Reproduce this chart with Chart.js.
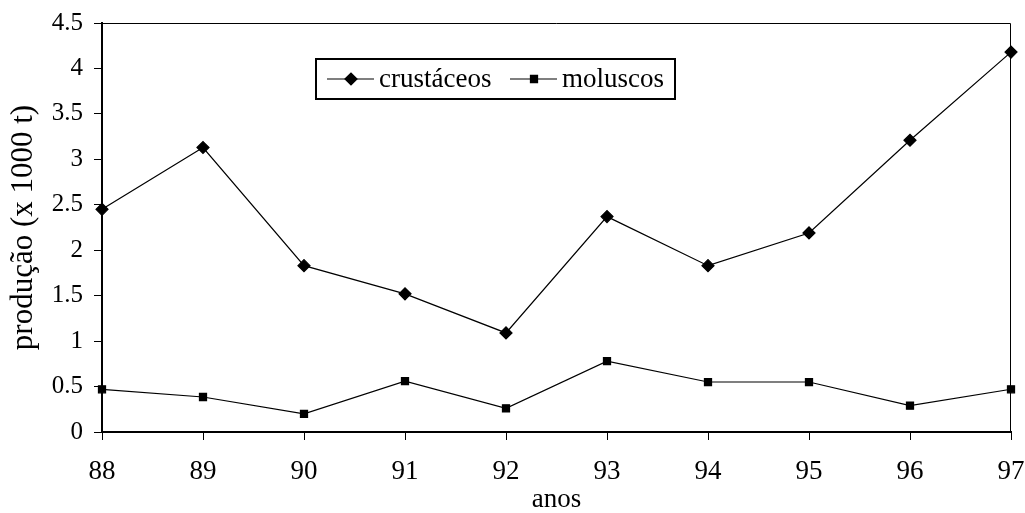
<!DOCTYPE html>
<html>
<head>
<meta charset="utf-8">
<script src="https://cdn.jsdelivr.net/npm/chart.js@4/dist/chart.umd.min.js"></script>
<style>
	html, body { margin: 0; padding: 0; background: #fff; }
	#wrap { width: 1025px; height: 513px; }
</style>
</head>
<body>
<div id="wrap"><canvas id="chart" width="1025" height="513"></canvas></div>
<script>
const anos = ["88", "89", "90", "91", "92", "93", "94", "95", "96", "97"];
const crustaceos = [2.45, 3.13, 1.83, 1.52, 1.09, 2.37, 1.83, 2.19, 3.21, 4.18];
const moluscos = [0.47, 0.385, 0.2, 0.56, 0.26, 0.78, 0.55, 0.55, 0.29, 0.47];
const yTicks = [0, 0.5, 1, 1.5, 2, 2.5, 3, 3.5, 4, 4.5];

const FONT = "'Liberation Serif', 'Times New Roman', serif";

// box around the plot plus the legend inside it
const frameAndLegend = {
	id: "frameAndLegend",
	afterDraw(chart) {
		const { ctx, chartArea: a } = chart;
		ctx.save();
		ctx.strokeStyle = "#000";
		ctx.lineWidth = 1;
		ctx.beginPath();
		ctx.moveTo(a.left, a.top + 0.5);
		ctx.lineTo(a.right - 0.5, a.top + 0.5);
		ctx.lineTo(a.right - 0.5, a.bottom);
		ctx.stroke();

		// legend box
		const bx = 316, by = 59, bw = 359, bh = 40;
		ctx.lineWidth = 2;
		ctx.fillStyle = "#fff";
		ctx.fillRect(bx, by, bw, bh);
		ctx.strokeRect(bx, by, bw, bh);
		ctx.font = "27px " + FONT;
		ctx.textBaseline = "middle";
		ctx.fillStyle = "#000";
		const cy = by + bh / 2;
		const items = [
			{ x: 327, label: chart.data.datasets[0].label, style: "rectRot", r: 6 },
			{ x: 510, label: chart.data.datasets[1].label, style: "rect", r: 5 },
		];
		items.forEach((it) => {
			ctx.lineWidth = 1.2;
			ctx.beginPath();
			ctx.moveTo(it.x, cy);
			ctx.lineTo(it.x + 47, cy);
			ctx.stroke();
			Chart.helpers.drawPoint(ctx, { pointStyle: it.style, radius: it.r, borderWidth: 1 }, it.x + 24, cy);
			ctx.fill();
			ctx.fillText(it.label, it.x + 52, cy + 1);
		});
		ctx.restore();
	},
};

new Chart(document.getElementById("chart"), {
	type: "line",
	data: {
		labels: anos,
		datasets: [
			{
				label: "crustáceos",
				data: crustaceos,
				borderColor: "#000",
				backgroundColor: "#000",
				borderWidth: 1.2,
				pointStyle: "rectRot",
				pointRadius: 6,
				tension: 0,
			},
			{
				label: "moluscos",
				data: moluscos,
				borderColor: "#000",
				backgroundColor: "#000",
				borderWidth: 1.2,
				pointStyle: "rect",
				pointRadius: 5,
				tension: 0,
			},
		],
	},
	options: {
		responsive: false,
		animation: false,
		layout: { padding: { left: 0, right: 14, top: 23, bottom: 0 } },
		plugins: {
			legend: { display: false },
			tooltip: { enabled: false },
		},
		scales: {
			x: {
				offset: false,
				grid: { display: true, drawOnChartArea: false, drawTicks: true, tickLength: 8, color: "#000" },
				border: { display: true, color: "#000", width: 2 },
				ticks: { color: "#000", font: { family: FONT, size: 27, lineHeight: 1.1 }, padding: 17, maxRotation: 0, autoSkip: false },
				title: { display: true, text: "anos", color: "#000", font: { family: FONT, size: 27, lineHeight: 1.0 }, padding: { top: 0, bottom: 0 } },
				afterFit(scale) {
					scale.height = 81;
					scale.paddingLeft = 0;
					scale.paddingRight = 0;
				},
			},
			y: {
				min: 0,
				max: 4.5,
				afterBuildTicks(scale) { scale.ticks = yTicks.map((v) => ({ value: v })); },
				grid: { display: true, drawOnChartArea: false, drawTicks: true, tickLength: 8, color: "#000" },
				border: { display: true, color: "#000", width: 2 },
				ticks: { color: "#000", font: { family: FONT, size: 25 }, padding: 11, callback: (v) => String(v) },
				title: { display: true, text: "produção (x 1000 t)", color: "#000", font: { family: FONT, size: 31 }, padding: { top: 5, bottom: 0 } },
				afterFit(scale) {
					scale.width = 102;
					scale.paddingTop = 0;
					scale.paddingBottom = 0;
				},
			},
		},
	},
	plugins: [frameAndLegend],
});
</script>
</body>
</html>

■ **Task objective**
Your task is to restate word for word the lines from the top of the data to the line containing "Serif', 'Times New", both ends included, with every picture left out.

■ **Solved exercise**
Reproduce this chart with Chart.js.
<!DOCTYPE html>
<html>
<head>
<meta charset="utf-8">
<script src="https://cdn.jsdelivr.net/npm/chart.js@4/dist/chart.umd.min.js"></script>
<style>
	html, body { margin: 0; padding: 0; background: #fff; }
	#wrap { width: 1025px; height: 513px; }
</style>
</head>
<body>
<div id="wrap"><canvas id="chart" width="1025" height="513"></canvas></div>
<script>
const anos = ["88", "89", "90", "91", "92", "93", "94", "95", "96", "97"];
const crustaceos = [2.45, 3.13, 1.83, 1.52, 1.09, 2.37, 1.83, 2.19, 3.21, 4.18];
const moluscos = [0.47, 0.385, 0.2, 0.56, 0.26, 0.78, 0.55, 0.55, 0.29, 0.47];
const yTicks = [0, 0.5, 1, 1.5, 2, 2.5, 3, 3.5, 4, 4.5];

const FONT = "'Liberation Serif', 'Times New Roman', serif";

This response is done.